25 February 2013
Introducing Kieran Turner, the new public policy officer for the Evangelical Alliance in Scotland…
idea: What were you doing before you joined the Alliance?
Kieran: I’ve spent the last few years working in Scottish politics as an assistant to a couple of members of the Scottish parliament (MSPs). Immediately before joining the Alliance I was based in the gorgeous Highlands, and before that in the Scottish parliament in Edinburgh. Prior to that I worked in Glasgow doing youth and community work in a deprived part of the city.
What attracted you to the job?
I passionately believe that the gospel is for the whole of society and that includes the political world. The Church has a massive role to play in Scottish society and already does way more than most politicians realise. There are going to be increasing opportunities for the Church to play a positive role in Scotland over the coming years and I’m excited to hopefully play some part in making that happen. As we build credibility through our actions I’m hopeful this will also bring opportunities to speak prophetically into wider Scottish society.
What's been the highlight of your first few months?
Probably being paid to do something that I love. Apart from that it’s definitely been the variety of amazing people I’ve been able to meet and spend time with. It’s encouraging to know that all over Scotland there are passionate disciples of Jesus who are quietly advancing the Kingdom in a whole host of different ways.
What do you hope to achieve at work in the coming year?
I hope to let politicians know that we are good news. There is a perception among the establishment that evangelical Christians are negative and reactionary and we need to challenge that - and challenge ourselves - to be defined by what we are for rather than primarily what we are against. The next 18 months in Scotland are going to be massive and will be building to the biggest year in recent Scottish history with the Commonwealth Games, Ryder Cup and of course the referendum on independence in the space of a few months. The Alliance and the Scottish Church need to be ready for that so we’ll be developing a new advocacy strategy over the next few months as well as working with coalitions to make the most of these once-in-a-generation opportunities.

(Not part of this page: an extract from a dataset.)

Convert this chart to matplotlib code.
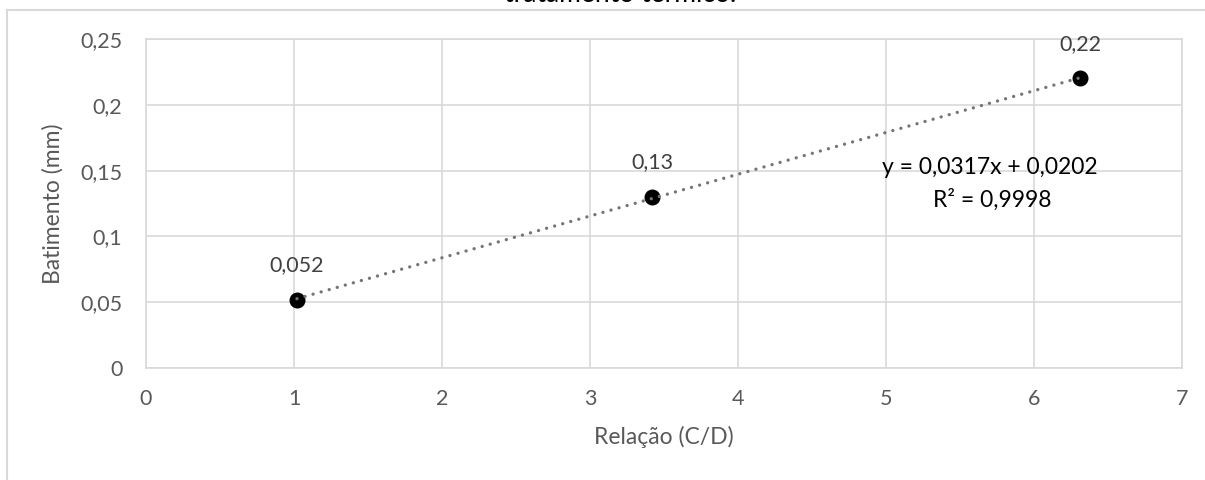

What's your prayer for Scotland?
My prayer is simply that God would transform Scotland. That Jesus would be Lord of Scotland and that individuals, communities and Scottish society would be transformed by the power of the gospel.
What do you do for fun?
Being Scottish, football is in my DNA, although I pretty much enjoy watching or playing any sport. I really enjoy going out to the cinema, concerts or the theatre. I love to explore new places and get into the outdoors, especially the Highlands. It was amazing living in Inverness. But if I had to pick one thing it’s probably eating out and trying new food. A good meal with good friends and good conversation – does it get any better?
The shape of church to come
Church in Scotland at this time is in an interesting place. It faces a number of complex issues: declining numbers, fragmentation, how to connect with the rapidly-changing cultures in which we live and work. Perhaps the biggest questions are around how we live faithfully as the people of God in this and future generations.
To help further the conversation, the Evangelical Alliance in Scotland were excited to be part of a coalition including International Christian College, Church of Scotland and others in bringing theological reflectors and writers Alan Hirsch and Mike Frost to Scotland. On the theme of, ‘the shape of the church to come’, they led discussions with both leaders and students. Day conferences were held in Glasgow, Edinburgh and Dundee and were all well attended. These days have helped the ongoing conversations about mission that are so important to our future.
In the next few months we hope to further these conversations through our Confidence in the Gospel work. Bonnie Thurston wrote How did the early Christians set out and journey in God’s direction?: “First, they took as magnetic north the person of Jesus Christ, his cross, passion and resurrection. Everything else was subordinate to their devotion to him.”
We hope to help the Church in Scotland to find where Jesus is leading it and to have the confidence to move in his direction.